What is asked = Show every line below where "that" can be found.

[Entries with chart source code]
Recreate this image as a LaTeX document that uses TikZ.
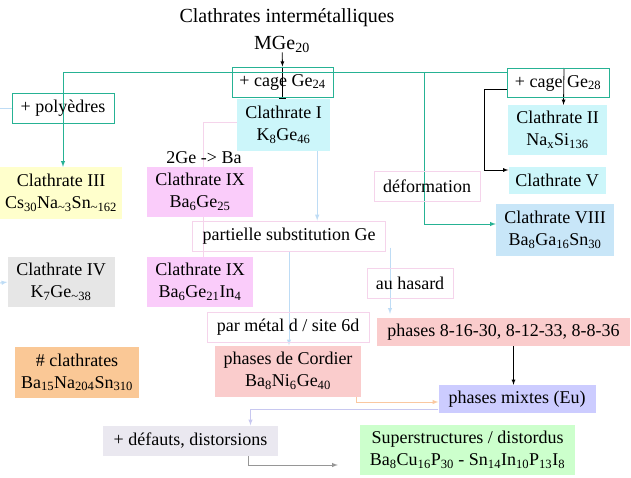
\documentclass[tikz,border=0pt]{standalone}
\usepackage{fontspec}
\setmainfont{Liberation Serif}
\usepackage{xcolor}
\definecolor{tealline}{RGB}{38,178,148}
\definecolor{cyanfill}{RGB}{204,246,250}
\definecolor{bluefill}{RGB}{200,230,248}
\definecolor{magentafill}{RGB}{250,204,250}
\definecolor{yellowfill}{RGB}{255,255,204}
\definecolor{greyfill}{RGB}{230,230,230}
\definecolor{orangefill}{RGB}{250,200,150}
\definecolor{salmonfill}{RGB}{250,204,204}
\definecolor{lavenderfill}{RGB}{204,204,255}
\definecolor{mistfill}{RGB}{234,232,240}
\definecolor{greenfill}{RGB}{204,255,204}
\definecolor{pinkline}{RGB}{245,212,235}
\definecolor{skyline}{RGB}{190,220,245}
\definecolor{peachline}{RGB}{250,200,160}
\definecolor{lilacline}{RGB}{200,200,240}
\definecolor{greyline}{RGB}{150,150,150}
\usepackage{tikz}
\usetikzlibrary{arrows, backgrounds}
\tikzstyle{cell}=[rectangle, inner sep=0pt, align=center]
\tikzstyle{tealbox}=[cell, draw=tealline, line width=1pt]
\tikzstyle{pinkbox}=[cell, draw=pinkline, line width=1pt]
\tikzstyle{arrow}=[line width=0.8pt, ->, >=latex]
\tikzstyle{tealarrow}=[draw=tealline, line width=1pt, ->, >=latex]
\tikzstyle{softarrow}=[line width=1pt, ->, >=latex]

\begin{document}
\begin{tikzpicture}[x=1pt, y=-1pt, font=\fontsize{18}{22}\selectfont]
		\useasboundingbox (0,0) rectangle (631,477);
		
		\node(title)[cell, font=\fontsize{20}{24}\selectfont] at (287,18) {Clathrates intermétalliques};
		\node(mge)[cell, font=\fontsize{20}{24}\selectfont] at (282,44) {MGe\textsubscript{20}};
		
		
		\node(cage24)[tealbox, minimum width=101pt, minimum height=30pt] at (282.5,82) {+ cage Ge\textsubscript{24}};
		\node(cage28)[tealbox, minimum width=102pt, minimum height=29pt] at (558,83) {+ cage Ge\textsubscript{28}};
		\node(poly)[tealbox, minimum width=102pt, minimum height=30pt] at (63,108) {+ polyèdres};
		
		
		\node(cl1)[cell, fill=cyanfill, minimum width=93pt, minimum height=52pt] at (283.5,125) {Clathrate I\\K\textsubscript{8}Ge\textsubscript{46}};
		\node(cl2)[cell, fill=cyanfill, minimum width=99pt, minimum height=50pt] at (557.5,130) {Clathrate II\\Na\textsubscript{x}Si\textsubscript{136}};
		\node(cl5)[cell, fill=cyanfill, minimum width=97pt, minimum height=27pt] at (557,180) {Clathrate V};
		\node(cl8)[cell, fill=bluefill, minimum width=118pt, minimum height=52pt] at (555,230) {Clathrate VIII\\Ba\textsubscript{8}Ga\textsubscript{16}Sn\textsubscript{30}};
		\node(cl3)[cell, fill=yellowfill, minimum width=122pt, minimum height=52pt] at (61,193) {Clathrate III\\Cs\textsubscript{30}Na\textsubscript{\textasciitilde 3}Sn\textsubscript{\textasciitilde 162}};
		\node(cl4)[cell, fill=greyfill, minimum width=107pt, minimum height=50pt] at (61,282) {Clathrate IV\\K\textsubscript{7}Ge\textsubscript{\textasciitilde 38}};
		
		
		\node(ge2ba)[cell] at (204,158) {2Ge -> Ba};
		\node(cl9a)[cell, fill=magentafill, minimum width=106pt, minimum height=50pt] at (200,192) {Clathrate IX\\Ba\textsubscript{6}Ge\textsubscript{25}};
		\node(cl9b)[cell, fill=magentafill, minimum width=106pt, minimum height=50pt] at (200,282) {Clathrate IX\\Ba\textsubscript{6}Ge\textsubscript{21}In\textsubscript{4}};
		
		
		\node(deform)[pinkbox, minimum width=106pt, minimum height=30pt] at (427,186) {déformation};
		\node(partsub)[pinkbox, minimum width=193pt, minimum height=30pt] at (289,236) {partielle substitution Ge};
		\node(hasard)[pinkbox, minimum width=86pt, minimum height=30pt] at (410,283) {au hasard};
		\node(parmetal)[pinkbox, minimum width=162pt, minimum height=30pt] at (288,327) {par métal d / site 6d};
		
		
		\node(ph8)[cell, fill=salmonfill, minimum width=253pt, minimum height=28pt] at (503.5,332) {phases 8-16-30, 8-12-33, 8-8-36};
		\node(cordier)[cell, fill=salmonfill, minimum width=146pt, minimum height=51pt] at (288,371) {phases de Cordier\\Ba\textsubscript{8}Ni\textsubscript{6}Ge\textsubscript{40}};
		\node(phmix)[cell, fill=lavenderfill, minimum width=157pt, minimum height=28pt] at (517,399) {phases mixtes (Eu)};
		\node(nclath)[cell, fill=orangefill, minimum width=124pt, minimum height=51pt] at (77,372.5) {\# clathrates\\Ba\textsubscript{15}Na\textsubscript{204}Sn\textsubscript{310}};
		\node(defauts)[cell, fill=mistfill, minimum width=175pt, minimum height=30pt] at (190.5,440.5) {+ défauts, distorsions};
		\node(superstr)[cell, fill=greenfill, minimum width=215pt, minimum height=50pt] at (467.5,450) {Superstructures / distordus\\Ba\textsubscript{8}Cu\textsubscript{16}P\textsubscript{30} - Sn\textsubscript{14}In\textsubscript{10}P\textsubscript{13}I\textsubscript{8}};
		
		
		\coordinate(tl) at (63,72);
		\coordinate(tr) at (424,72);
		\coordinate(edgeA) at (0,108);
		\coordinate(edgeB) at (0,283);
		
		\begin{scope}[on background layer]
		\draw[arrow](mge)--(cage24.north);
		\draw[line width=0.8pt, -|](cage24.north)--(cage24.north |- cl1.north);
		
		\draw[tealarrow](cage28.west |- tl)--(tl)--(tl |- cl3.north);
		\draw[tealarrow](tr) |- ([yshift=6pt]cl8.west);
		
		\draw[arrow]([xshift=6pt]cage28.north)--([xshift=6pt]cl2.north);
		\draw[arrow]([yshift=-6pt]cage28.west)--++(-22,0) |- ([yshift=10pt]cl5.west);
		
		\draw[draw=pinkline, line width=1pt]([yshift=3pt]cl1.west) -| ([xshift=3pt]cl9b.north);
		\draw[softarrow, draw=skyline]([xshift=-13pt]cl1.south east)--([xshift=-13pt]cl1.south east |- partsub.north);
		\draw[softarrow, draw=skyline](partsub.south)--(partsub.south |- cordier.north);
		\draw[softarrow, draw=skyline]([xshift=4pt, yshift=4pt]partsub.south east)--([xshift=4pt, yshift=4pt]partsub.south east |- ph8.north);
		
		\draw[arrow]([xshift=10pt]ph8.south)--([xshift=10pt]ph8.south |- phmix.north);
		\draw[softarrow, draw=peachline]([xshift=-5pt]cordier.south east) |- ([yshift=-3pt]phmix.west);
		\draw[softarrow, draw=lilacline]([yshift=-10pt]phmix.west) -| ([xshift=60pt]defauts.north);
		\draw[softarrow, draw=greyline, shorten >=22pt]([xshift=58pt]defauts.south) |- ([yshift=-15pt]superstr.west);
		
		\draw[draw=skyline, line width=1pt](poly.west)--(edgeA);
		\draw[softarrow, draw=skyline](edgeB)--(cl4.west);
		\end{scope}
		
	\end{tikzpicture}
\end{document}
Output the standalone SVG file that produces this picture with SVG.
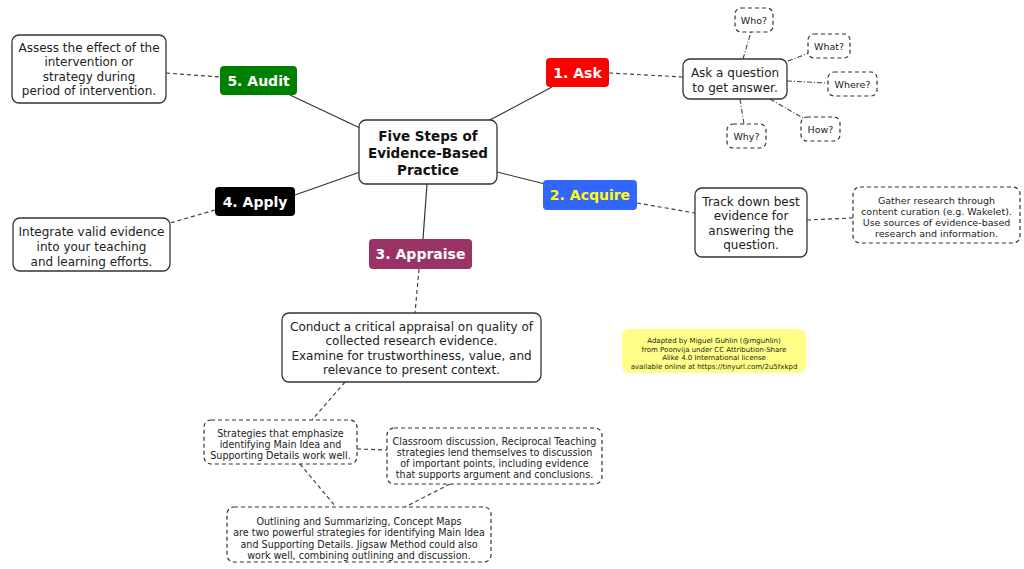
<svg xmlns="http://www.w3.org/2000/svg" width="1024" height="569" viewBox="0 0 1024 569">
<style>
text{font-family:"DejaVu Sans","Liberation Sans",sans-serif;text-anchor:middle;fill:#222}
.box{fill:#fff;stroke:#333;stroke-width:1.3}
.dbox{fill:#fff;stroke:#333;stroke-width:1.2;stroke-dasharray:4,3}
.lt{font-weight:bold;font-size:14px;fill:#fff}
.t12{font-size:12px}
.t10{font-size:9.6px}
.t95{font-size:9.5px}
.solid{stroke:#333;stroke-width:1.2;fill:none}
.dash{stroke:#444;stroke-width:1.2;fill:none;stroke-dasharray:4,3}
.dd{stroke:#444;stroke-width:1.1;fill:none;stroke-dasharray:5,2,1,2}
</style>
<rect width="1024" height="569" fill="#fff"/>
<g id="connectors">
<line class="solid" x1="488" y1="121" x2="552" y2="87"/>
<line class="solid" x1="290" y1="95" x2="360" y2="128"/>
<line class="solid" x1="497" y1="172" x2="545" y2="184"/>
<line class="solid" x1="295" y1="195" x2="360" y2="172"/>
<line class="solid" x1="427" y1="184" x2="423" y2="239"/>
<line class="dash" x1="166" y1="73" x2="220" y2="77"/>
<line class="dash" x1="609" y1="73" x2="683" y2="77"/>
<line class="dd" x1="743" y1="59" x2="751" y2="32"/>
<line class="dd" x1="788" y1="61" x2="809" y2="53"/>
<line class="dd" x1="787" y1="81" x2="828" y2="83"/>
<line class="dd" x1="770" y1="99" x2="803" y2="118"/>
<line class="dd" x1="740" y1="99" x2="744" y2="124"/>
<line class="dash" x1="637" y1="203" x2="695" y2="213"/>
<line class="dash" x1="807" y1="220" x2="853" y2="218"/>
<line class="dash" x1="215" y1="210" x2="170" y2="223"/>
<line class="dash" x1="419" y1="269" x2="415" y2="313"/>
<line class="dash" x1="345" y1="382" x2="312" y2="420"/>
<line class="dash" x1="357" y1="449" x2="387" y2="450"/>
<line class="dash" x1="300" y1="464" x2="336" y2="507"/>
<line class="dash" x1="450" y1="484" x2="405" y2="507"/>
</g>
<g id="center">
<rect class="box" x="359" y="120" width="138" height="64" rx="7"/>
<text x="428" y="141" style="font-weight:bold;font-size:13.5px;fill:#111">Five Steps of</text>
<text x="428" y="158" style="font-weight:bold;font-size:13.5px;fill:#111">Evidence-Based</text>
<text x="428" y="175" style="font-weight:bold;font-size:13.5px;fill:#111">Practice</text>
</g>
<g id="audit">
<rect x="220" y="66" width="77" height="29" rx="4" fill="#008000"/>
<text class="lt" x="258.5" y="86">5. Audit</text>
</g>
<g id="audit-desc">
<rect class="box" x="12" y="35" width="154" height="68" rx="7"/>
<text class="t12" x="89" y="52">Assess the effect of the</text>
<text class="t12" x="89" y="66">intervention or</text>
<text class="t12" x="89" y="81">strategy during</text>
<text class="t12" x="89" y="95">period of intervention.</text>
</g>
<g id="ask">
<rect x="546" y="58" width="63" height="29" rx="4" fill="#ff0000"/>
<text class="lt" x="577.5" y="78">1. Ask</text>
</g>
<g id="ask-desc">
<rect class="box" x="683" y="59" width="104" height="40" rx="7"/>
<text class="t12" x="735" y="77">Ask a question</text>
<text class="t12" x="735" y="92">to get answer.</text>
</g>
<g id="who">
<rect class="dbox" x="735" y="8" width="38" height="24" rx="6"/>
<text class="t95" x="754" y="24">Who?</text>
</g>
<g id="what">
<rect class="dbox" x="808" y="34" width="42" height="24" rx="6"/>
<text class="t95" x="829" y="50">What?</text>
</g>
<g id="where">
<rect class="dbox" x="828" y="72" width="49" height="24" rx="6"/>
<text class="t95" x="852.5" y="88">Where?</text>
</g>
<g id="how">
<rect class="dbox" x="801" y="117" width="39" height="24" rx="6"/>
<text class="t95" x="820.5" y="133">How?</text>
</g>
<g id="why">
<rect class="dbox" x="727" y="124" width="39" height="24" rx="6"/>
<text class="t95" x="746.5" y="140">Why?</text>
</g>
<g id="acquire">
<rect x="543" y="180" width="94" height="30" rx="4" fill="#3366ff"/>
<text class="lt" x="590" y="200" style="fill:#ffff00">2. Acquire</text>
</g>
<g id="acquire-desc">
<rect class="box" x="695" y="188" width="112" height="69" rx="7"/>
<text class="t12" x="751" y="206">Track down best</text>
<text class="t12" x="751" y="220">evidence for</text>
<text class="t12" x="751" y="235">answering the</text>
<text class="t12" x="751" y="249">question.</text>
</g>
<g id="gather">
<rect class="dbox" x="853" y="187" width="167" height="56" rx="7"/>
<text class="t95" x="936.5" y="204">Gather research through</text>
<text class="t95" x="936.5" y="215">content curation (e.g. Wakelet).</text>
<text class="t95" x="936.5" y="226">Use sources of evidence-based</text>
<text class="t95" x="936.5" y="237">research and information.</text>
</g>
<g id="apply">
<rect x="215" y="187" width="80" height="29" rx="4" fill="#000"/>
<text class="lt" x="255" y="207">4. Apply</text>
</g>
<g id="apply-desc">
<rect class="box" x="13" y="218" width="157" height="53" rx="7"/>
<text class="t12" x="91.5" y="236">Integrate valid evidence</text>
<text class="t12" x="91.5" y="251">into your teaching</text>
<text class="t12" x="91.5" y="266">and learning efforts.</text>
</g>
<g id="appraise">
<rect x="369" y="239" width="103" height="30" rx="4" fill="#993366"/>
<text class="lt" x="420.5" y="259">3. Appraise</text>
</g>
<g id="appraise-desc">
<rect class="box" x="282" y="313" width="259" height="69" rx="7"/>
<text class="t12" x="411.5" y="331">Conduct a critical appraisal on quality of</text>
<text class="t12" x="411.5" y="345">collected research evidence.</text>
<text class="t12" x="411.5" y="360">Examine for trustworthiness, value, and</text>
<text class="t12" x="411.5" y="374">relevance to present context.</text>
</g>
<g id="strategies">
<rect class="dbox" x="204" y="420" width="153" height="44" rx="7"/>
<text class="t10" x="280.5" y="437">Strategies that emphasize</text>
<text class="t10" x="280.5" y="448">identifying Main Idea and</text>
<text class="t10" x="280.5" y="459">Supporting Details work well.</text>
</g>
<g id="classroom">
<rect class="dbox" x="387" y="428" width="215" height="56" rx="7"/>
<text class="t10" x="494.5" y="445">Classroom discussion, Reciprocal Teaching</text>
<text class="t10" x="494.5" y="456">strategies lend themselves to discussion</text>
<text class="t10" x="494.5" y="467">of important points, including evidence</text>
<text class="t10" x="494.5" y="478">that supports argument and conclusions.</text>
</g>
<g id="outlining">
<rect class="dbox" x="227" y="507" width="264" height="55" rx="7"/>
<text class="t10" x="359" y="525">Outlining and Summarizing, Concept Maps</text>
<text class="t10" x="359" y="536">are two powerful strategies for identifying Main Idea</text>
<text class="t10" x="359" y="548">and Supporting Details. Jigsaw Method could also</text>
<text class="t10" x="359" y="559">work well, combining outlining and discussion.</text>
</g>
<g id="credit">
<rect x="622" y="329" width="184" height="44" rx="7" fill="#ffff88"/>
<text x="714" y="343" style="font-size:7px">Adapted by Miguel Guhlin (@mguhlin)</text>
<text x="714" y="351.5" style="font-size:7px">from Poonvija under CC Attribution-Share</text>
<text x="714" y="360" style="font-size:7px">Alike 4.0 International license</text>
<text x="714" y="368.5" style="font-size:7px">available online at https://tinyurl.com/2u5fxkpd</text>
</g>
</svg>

Problem solution =
Recreate this image as a LaTeX document that uses TikZ.
Output the standalone SVG file that produces this picture with SVG.
<text class="t10" x="280.5" y="437">Strategies that emphasize</text>
<text class="t10" x="494.5" y="478">that supports argument and conclusions.</text>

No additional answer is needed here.